Fig. 2: Discrete-time MC with 2 transient states and 2 recurrent states.

If we now try to compute the mean hitting and return times, we face a problem: all these values are infinite. For example, the quantities $\tau_{Ds} = E[T_s(0) \mid X_0 = D]$ and $\tau_{Cs} = E[T_s(0) \mid X_0 = C]$ are infinite for every $s \in \lbrace A, B, C\rbrace$ and $s \in \lbrace A, B, D\rbrace$, respectively, because states $C$ and $D$ are recurrent.

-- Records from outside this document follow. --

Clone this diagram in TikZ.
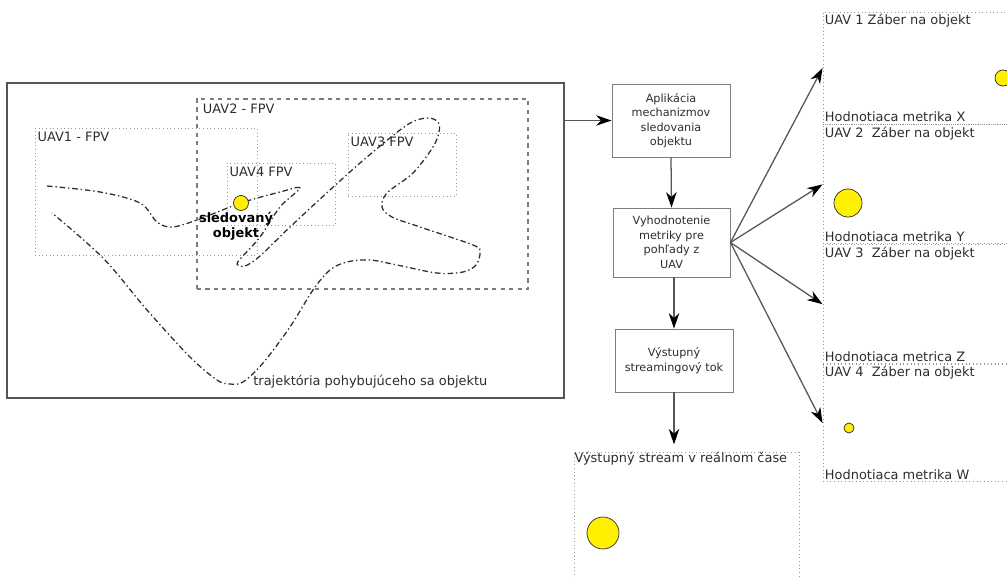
\documentclass[tikz,border=0pt]{standalone}
\usepackage{fontspec}
\setmainfont{DejaVu Sans}
\usetikzlibrary{arrows.meta, positioning}
\definecolor{DG}{RGB}{45,45,45}
\definecolor{MG}{RGB}{125,125,125}
\definecolor{LG}{RGB}{150,150,150}
\definecolor{FR}{RGB}{85,85,85}
\definecolor{YL}{RGB}{255,240,0}

\begin{document}
\begin{tikzpicture}[x=0.025cm, y=-0.025cm,
  lbl/.style={font=\fontsize{9.2}{11}\selectfont, text=DG, inner sep=1.5pt},
  fovlbl/.style={lbl, anchor=north west, inner xsep=2pt, inner ysep=3pt},
  proc/.style={draw=MG, line width=0.6pt, align=center, text=DG,
    font=\fontsize{8}{10.3}\selectfont, inner sep=0pt},
  fov/.style={draw=LG, dotted, line width=0.6pt, inner sep=0pt},
  arr/.style={-{Stealth[length=11pt, width=7.5pt, inset=3.5pt, color=black]},
    draw=FR, line width=0.9pt},
  obj/.style={circle, fill=YL, draw=DG, line width=0.5pt, inner sep=0pt},
  traj/.style={draw=DG, line width=0.9pt,
    dash pattern=on 4pt off 2pt on 1pt off 2pt}]
\useasboundingbox (0,0) rectangle (1007,578);

\node[draw=FR, line width=1.2pt, minimum width=13.925cm, minimum height=7.875cm]
  (scene) at (285.5,240.5) {};
\node[fov, minimum width=5.55cm, minimum height=3.175cm] (uav1) at (146,191.5) {};
\node[fov, draw=MG, dotted=false, dash pattern=on 3pt off 3pt, line width=0.9pt,
  minimum width=8.275cm, minimum height=4.75cm] (uav2) at (362.5,194) {};
\node[fov, minimum width=2.7cm, minimum height=1.575cm] (uav3) at (402,164.5) {};
\node[fov, minimum width=2.7cm, minimum height=1.55cm] (uav4) at (281,194) {};
\node[fovlbl] (uav1lbl) at (uav1.north west) {UAV1 - FPV};
\node[fovlbl, inner xsep=4.5pt, inner ysep=3.5pt] (uav2lbl) at (uav2.north west) {UAV2 - FPV};
\node[fovlbl] (uav3lbl) at (uav3.north west) {UAV3 FPV};
\node[fovlbl] (uav4lbl) at (uav4.north west) {UAV4 FPV};

\draw[traj] plot[smooth, tension=0.55] coordinates {
  (47,186) (100,192) (140,203) (157,222) (172,227) (197,220) (241,203)
  (280,192) (300,188) (280,207) (260,237) (242,257) (237,264) (245,266)
  (260,256) (290,227) (330,190) (367,157) (407,125) (427,118) (438,122)
  (439,132) (433,147) (413,173) (387,193) (382,207) (392,217) (420,227)
  (473,245) (480,252) (476,265) (463,272) (437,273) (397,265) (370,260)
  (347,262) (330,270) (313,290) (290,327) (263,363) (243,382) (230,384)
  (217,380) (190,357) (147,310) (103,258) (52,213)};

\node[obj, minimum size=0.375cm] (target) at (241,203) {};
\node[lbl, font=\fontsize{9.2}{10.5}\selectfont\bfseries, text=black, align=center]
  (targetlbl) at (236,226) {sledovaný\\objekt};
\node[lbl, anchor=west] (trajlbl) at (251,382) {trajektória pohybujúceho sa objektu};

\node[proc, minimum width=2.95cm, minimum height=1.825cm] (box1) at (671,120.5)
  {Aplikácia\\mechanizmov\\sledovania\\objektu};
\node[proc, minimum width=2.925cm, minimum height=1.725cm] (box2) at (671.5,242.5)
  {Vyhodnotenie\\metriky pre\\pohľady z\\UAV};
\node[proc, minimum width=2.95cm, minimum height=1.575cm] (box3) at (674,360.5)
  {Výstupný\\streamingový tok};

\node[fov, minimum width=5.625cm, minimum height=3.7cm] (stream) at (686.5,526) {};
\node[lbl, anchor=north west, inner sep=0.5pt] (streamlbl) at (stream.north west)
  {Výstupný stream v reálnom čase};
\node[obj, minimum size=0.8cm] (streamobj) at (603,533) {};

\node[fov, minimum width=5.675cm, minimum height=2.8cm] (view1) at (936.5,68) {};
\node[fov, minimum width=5.675cm, minimum height=2.975cm, below=0pt of view1] (view2) {};
\node[fov, minimum width=5.675cm, minimum height=2.975cm, below=0pt of view2] (view3) {};
\node[fov, minimum width=5.675cm, minimum height=2.925cm, below=0pt of view3] (view4) {};
\node[lbl, anchor=north west] (v1top) at (view1.north west) {UAV 1 Záber na objekt};
\node[lbl, anchor=south west] (v1bot) at (view1.south west) {Hodnotiaca metrika X};
\node[lbl, anchor=north west] (v2top) at (view2.north west) {UAV 2 \ Záber na objekt};
\node[lbl, anchor=south west] (v2bot) at (view2.south west) {Hodnotiaca metrika Y};
\node[lbl, anchor=north west] (v3top) at (view3.north west) {UAV 3 \ Záber na objekt};
\node[lbl, anchor=south west] (v3bot) at (view3.south west) {Hodnotiaca metrica Z};
\node[lbl, anchor=north west] (v4top) at (view4.north west) {UAV 4 \ Záber na objekt};
\node[lbl, anchor=south west] (v4bot) at (view4.south west) {Hodnotiaca metrika W};
\node[obj, minimum size=0.4cm] (v1obj) at (1003,78) {};
\node[obj, minimum size=0.7cm] (v2obj) at (848,203) {};
\node[obj, minimum size=0.25cm] (v4obj) at (849,428) {};

\draw[arr] (scene.east |- box1.west) -- (box1.west);
\draw[arr] (box1.south) -- (box2.north);
\draw[arr] (box2.south -| box3.north) -- (box3.north);
\draw[arr, shorten >=0.18cm] (box3.south) -- (box3.south |- stream.north);
\foreach \i in {1,...,4}
  \draw[arr] (box2.east) -- (view\i.west);
\end{tikzpicture}
\end{document}
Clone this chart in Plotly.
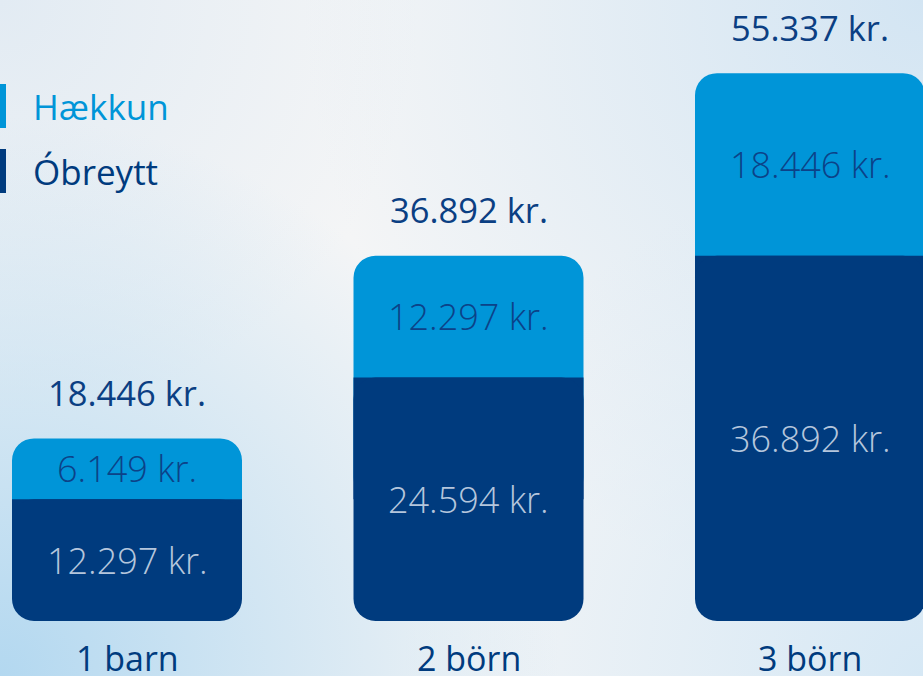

Then, if we try to compute $\tau_{ij} = E[T_j(0) \mid X_0 = i]$ for any $i \neq j$, we see that $\tau_{ij}$ is infinite because

$$ \tau_{ij} = 1 + \sum_{s \in \lbrace A, B, C, D\rbrace} p_{is} \cdot \tau_{sj} $$

where $\tau_{sj}$ is infinite when $s = C$ or $s = D$ (the cases when $p_{iC}$ = 0 when $s = C$ or $p_{iD} = 0$ when $s = D$ can also be accounted for). To avoid these infinite values, we can make use of the fact that $\tau_{DD} = \tau_{CC} = 0$ and instead compute $\tau_{s(CD)} = E[T_{C,D}(0) \mid X_0 = s]$, where $T_{C,D}(0) = \min \lbrace n \ge 0 \mid X_{n} = C \, \textrm{or} \, X_{n} = D \rbrace$. $\tau_{s(CD)}$ will always be finite for each $s \in \lbrace A, B, C, D\rbrace$ because $X_n$ will reach states $C$ or $D$ for some $n$ with probability $1$.

It is interesting to note that the possibility that mean hitting times can be infinite when considering hitting individual recurrent states (rather than all of them collectively) motivates the need for classifying states into recurrent and transient classes, as explained here.